* [Job]:
Pictures stay out; everything else in the records below is copied exactly.
## begin Dataset
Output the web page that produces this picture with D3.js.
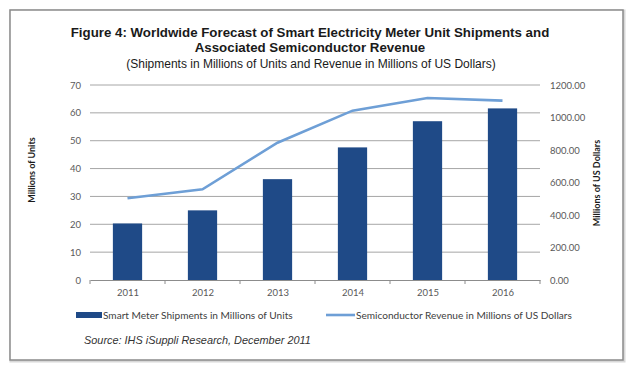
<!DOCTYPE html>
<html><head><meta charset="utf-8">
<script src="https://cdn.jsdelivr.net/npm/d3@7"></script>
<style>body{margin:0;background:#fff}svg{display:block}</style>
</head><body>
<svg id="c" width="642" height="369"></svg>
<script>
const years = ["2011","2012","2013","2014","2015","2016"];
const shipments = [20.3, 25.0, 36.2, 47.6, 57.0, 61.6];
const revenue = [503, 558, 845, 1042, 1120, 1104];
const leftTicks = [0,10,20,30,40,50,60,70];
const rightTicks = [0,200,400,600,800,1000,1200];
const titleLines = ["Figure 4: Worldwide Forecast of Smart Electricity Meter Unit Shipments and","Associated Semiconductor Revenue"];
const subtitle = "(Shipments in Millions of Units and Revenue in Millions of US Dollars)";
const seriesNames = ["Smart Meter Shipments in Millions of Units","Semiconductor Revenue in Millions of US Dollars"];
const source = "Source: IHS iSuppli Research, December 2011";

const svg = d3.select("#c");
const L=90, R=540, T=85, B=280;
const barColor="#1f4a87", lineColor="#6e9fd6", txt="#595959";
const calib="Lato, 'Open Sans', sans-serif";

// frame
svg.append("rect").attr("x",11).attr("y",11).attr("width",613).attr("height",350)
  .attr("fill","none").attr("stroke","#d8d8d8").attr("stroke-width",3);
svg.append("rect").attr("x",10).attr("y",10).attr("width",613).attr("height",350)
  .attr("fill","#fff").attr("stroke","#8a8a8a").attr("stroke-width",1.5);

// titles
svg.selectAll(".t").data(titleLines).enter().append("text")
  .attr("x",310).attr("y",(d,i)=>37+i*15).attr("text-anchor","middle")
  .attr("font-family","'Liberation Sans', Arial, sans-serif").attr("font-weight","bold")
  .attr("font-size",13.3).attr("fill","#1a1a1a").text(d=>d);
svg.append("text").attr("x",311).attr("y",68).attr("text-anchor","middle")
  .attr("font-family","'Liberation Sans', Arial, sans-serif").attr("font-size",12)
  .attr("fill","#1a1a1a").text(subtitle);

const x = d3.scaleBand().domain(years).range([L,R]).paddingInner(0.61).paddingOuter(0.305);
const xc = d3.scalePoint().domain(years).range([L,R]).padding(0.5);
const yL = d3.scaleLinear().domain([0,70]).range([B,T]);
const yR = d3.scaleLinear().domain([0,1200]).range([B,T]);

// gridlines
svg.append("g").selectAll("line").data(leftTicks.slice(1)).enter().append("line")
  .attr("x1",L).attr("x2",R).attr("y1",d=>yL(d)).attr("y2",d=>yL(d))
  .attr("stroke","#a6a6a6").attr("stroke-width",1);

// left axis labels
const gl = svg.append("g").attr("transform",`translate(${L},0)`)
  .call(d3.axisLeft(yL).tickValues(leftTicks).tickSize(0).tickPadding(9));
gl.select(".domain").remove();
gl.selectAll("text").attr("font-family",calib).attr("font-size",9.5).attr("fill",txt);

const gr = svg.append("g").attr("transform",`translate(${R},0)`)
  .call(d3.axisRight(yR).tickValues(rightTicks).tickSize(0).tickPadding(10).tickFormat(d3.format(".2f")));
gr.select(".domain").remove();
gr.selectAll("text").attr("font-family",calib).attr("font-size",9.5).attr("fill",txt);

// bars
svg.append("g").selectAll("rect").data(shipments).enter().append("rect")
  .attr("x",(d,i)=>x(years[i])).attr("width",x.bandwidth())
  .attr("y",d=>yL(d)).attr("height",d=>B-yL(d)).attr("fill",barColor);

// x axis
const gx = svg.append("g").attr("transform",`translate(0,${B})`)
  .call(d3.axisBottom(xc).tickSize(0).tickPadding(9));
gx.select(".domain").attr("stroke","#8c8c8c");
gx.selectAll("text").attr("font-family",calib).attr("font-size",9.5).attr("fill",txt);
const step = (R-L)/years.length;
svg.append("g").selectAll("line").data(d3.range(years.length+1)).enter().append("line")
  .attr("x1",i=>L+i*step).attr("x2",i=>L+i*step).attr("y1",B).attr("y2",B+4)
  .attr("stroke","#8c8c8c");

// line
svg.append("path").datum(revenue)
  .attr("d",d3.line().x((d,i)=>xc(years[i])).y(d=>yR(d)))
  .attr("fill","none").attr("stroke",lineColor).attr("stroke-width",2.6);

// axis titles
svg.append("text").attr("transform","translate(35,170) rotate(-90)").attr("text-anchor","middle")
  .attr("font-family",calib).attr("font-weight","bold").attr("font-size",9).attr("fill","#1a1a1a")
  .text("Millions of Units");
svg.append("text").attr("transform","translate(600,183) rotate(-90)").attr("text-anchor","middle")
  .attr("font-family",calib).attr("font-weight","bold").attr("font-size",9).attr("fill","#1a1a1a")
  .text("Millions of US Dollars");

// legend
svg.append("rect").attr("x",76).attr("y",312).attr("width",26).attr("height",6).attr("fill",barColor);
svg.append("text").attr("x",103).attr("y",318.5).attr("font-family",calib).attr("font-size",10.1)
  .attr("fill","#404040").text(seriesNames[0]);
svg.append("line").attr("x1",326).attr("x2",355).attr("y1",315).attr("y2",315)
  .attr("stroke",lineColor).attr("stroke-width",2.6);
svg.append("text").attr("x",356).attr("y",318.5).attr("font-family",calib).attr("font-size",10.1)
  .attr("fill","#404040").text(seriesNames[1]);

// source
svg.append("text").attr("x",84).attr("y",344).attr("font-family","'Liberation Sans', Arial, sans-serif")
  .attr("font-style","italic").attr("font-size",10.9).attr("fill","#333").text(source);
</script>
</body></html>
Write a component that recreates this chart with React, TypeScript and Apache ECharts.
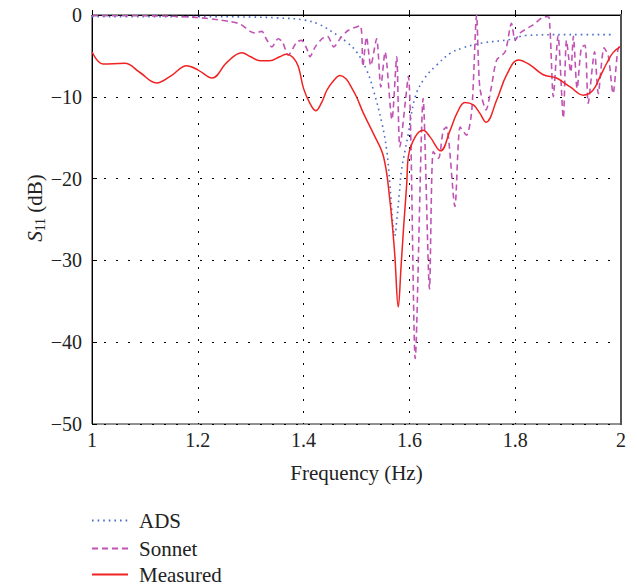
## end Dataset
* [Output for this exercise]:
Output the web page that produces this picture with D3.js.
<!DOCTYPE html>
<html><head><meta charset="utf-8">
<script src="https://cdn.jsdelivr.net/npm/d3@7"></script>
<style>body{margin:0;background:#fff}svg{display:block}</style>
</head><body>
<svg id="c" width="642" height="369"></svg>
<script>
const years = ["2011","2012","2013","2014","2015","2016"];
const shipments = [20.3, 25.0, 36.2, 47.6, 57.0, 61.6];
const revenue = [503, 558, 845, 1042, 1120, 1104];
const leftTicks = [0,10,20,30,40,50,60,70];
const rightTicks = [0,200,400,600,800,1000,1200];
const titleLines = ["Figure 4: Worldwide Forecast of Smart Electricity Meter Unit Shipments and","Associated Semiconductor Revenue"];
const subtitle = "(Shipments in Millions of Units and Revenue in Millions of US Dollars)";
const seriesNames = ["Smart Meter Shipments in Millions of Units","Semiconductor Revenue in Millions of US Dollars"];
const source = "Source: IHS iSuppli Research, December 2011";

const svg = d3.select("#c");
const L=90, R=540, T=85, B=280;
const barColor="#1f4a87", lineColor="#6e9fd6", txt="#595959";
const calib="Lato, 'Open Sans', sans-serif";

// frame
svg.append("rect").attr("x",11).attr("y",11).attr("width",613).attr("height",350)
  .attr("fill","none").attr("stroke","#d8d8d8").attr("stroke-width",3);
svg.append("rect").attr("x",10).attr("y",10).attr("width",613).attr("height",350)
  .attr("fill","#fff").attr("stroke","#8a8a8a").attr("stroke-width",1.5);

// titles
svg.selectAll(".t").data(titleLines).enter().append("text")
  .attr("x",310).attr("y",(d,i)=>37+i*15).attr("text-anchor","middle")
  .attr("font-family","'Liberation Sans', Arial, sans-serif").attr("font-weight","bold")
  .attr("font-size",13.3).attr("fill","#1a1a1a").text(d=>d);
svg.append("text").attr("x",311).attr("y",68).attr("text-anchor","middle")
  .attr("font-family","'Liberation Sans', Arial, sans-serif").attr("font-size",12)
  .attr("fill","#1a1a1a").text(subtitle);

const x = d3.scaleBand().domain(years).range([L,R]).paddingInner(0.61).paddingOuter(0.305);
const xc = d3.scalePoint().domain(years).range([L,R]).padding(0.5);
const yL = d3.scaleLinear().domain([0,70]).range([B,T]);
const yR = d3.scaleLinear().domain([0,1200]).range([B,T]);

// gridlines
svg.append("g").selectAll("line").data(leftTicks.slice(1)).enter().append("line")
  .attr("x1",L).attr("x2",R).attr("y1",d=>yL(d)).attr("y2",d=>yL(d))
  .attr("stroke","#a6a6a6").attr("stroke-width",1);

// left axis labels
const gl = svg.append("g").attr("transform",`translate(${L},0)`)
  .call(d3.axisLeft(yL).tickValues(leftTicks).tickSize(0).tickPadding(9));
gl.select(".domain").remove();
gl.selectAll("text").attr("font-family",calib).attr("font-size",9.5).attr("fill",txt);

const gr = svg.append("g").attr("transform",`translate(${R},0)`)
  .call(d3.axisRight(yR).tickValues(rightTicks).tickSize(0).tickPadding(10).tickFormat(d3.format(".2f")));
gr.select(".domain").remove();
gr.selectAll("text").attr("font-family",calib).attr("font-size",9.5).attr("fill",txt);

// bars
svg.append("g").selectAll("rect").data(shipments).enter().append("rect")
  .attr("x",(d,i)=>x(years[i])).attr("width",x.bandwidth())
  .attr("y",d=>yL(d)).attr("height",d=>B-yL(d)).attr("fill",barColor);

// x axis
const gx = svg.append("g").attr("transform",`translate(0,${B})`)
  .call(d3.axisBottom(xc).tickSize(0).tickPadding(9));
gx.select(".domain").attr("stroke","#8c8c8c");
gx.selectAll("text").attr("font-family",calib).attr("font-size",9.5).attr("fill",txt);
const step = (R-L)/years.length;
svg.append("g").selectAll("line").data(d3.range(years.length+1)).enter().append("line")
  .attr("x1",i=>L+i*step).attr("x2",i=>L+i*step).attr("y1",B).attr("y2",B+4)
  .attr("stroke","#8c8c8c");

// line
svg.append("path").datum(revenue)
  .attr("d",d3.line().x((d,i)=>xc(years[i])).y(d=>yR(d)))
  .attr("fill","none").attr("stroke",lineColor).attr("stroke-width",2.6);

// axis titles
svg.append("text").attr("transform","translate(35,170) rotate(-90)").attr("text-anchor","middle")
  .attr("font-family",calib).attr("font-weight","bold").attr("font-size",9).attr("fill","#1a1a1a")
  .text("Millions of Units");
svg.append("text").attr("transform","translate(600,183) rotate(-90)").attr("text-anchor","middle")
  .attr("font-family",calib).attr("font-weight","bold").attr("font-size",9).attr("fill","#1a1a1a")
  .text("Millions of US Dollars");

// legend
svg.append("rect").attr("x",76).attr("y",312).attr("width",26).attr("height",6).attr("fill",barColor);
svg.append("text").attr("x",103).attr("y",318.5).attr("font-family",calib).attr("font-size",10.1)
  .attr("fill","#404040").text(seriesNames[0]);
svg.append("line").attr("x1",326).attr("x2",355).attr("y1",315).attr("y2",315)
  .attr("stroke",lineColor).attr("stroke-width",2.6);
svg.append("text").attr("x",356).attr("y",318.5).attr("font-family",calib).attr("font-size",10.1)
  .attr("fill","#404040").text(seriesNames[1]);

// source
svg.append("text").attr("x",84).attr("y",344).attr("font-family","'Liberation Sans', Arial, sans-serif")
  .attr("font-style","italic").attr("font-size",10.9).attr("fill","#333").text(source);
</script>
</body></html>
Write a component that recreates this chart with React, TypeScript and Apache ECharts.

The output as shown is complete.